• _Brief_: Everything from the first line of the data through the line with "import * as" is to be echoed exactly, minus the pictures.
* Start Provided material *
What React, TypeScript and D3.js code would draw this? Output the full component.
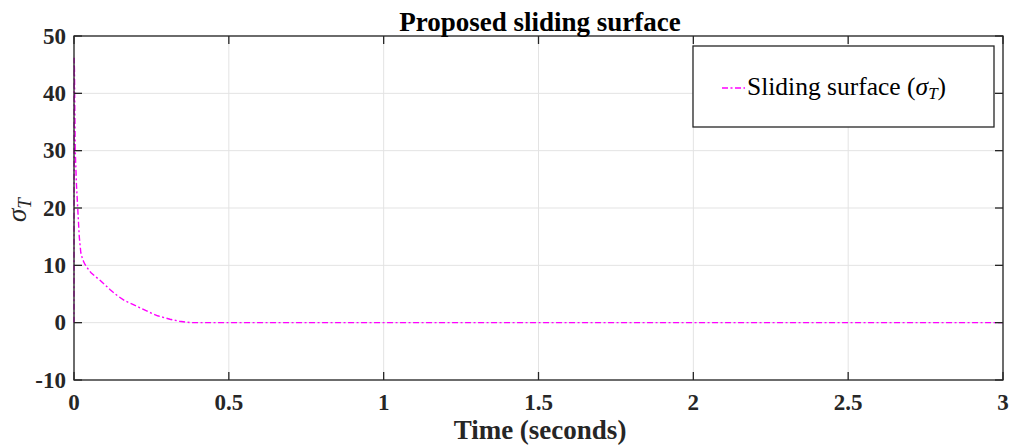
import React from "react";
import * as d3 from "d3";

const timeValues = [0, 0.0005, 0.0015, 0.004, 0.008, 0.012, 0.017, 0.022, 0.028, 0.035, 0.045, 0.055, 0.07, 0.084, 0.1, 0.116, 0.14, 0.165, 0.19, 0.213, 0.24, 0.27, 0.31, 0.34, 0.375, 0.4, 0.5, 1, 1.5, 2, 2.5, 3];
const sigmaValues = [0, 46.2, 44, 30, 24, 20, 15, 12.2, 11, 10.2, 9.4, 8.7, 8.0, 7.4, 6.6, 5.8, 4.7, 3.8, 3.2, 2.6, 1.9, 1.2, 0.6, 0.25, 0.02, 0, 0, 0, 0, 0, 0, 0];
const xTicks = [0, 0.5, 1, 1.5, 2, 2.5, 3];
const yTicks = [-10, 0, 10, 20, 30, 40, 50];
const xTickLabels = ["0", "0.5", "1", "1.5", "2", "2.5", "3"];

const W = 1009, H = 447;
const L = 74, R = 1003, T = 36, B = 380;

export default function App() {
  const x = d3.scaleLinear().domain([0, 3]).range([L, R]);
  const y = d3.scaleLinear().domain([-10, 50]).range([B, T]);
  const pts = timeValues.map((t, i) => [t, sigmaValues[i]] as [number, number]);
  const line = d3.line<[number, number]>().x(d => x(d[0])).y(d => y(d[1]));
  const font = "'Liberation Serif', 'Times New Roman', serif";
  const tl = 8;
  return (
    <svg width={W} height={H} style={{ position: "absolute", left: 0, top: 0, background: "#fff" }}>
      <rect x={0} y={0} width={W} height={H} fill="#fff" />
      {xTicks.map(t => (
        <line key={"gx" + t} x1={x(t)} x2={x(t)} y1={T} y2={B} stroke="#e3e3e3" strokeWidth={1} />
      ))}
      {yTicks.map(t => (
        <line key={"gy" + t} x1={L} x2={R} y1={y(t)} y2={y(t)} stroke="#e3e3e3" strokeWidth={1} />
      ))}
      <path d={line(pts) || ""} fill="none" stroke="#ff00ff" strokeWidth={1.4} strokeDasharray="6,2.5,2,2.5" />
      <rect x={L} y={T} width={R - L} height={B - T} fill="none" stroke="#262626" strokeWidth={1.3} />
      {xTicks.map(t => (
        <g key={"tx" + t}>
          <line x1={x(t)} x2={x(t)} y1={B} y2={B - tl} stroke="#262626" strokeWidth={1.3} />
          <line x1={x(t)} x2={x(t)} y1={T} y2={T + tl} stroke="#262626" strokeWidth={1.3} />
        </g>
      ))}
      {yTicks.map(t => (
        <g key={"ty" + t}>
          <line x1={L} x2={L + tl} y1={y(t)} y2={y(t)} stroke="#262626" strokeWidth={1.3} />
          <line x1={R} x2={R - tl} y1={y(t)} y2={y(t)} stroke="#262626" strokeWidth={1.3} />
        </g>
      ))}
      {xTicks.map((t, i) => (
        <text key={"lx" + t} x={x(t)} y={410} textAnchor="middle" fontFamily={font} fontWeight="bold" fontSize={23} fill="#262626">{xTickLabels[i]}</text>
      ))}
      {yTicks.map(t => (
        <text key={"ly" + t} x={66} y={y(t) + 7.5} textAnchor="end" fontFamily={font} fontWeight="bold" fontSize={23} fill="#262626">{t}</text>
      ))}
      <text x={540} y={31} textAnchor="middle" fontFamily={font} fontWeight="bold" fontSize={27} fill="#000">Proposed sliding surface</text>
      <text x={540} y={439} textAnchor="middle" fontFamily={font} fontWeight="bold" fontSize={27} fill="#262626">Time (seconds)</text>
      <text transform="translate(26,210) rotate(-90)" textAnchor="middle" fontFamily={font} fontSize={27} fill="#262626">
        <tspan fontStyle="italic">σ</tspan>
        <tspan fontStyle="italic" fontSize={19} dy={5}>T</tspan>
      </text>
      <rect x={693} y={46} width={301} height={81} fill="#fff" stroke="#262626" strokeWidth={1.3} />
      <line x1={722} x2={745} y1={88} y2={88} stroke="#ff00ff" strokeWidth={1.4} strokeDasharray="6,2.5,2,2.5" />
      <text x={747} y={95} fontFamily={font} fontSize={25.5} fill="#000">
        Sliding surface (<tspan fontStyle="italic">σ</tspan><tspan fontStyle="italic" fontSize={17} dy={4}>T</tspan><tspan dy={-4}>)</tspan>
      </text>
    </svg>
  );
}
* End Provided material *
• _Exercise result_:
What React, TypeScript and D3.js code would draw this? Output the full component.
import React from "react";
import * as d3 from "d3";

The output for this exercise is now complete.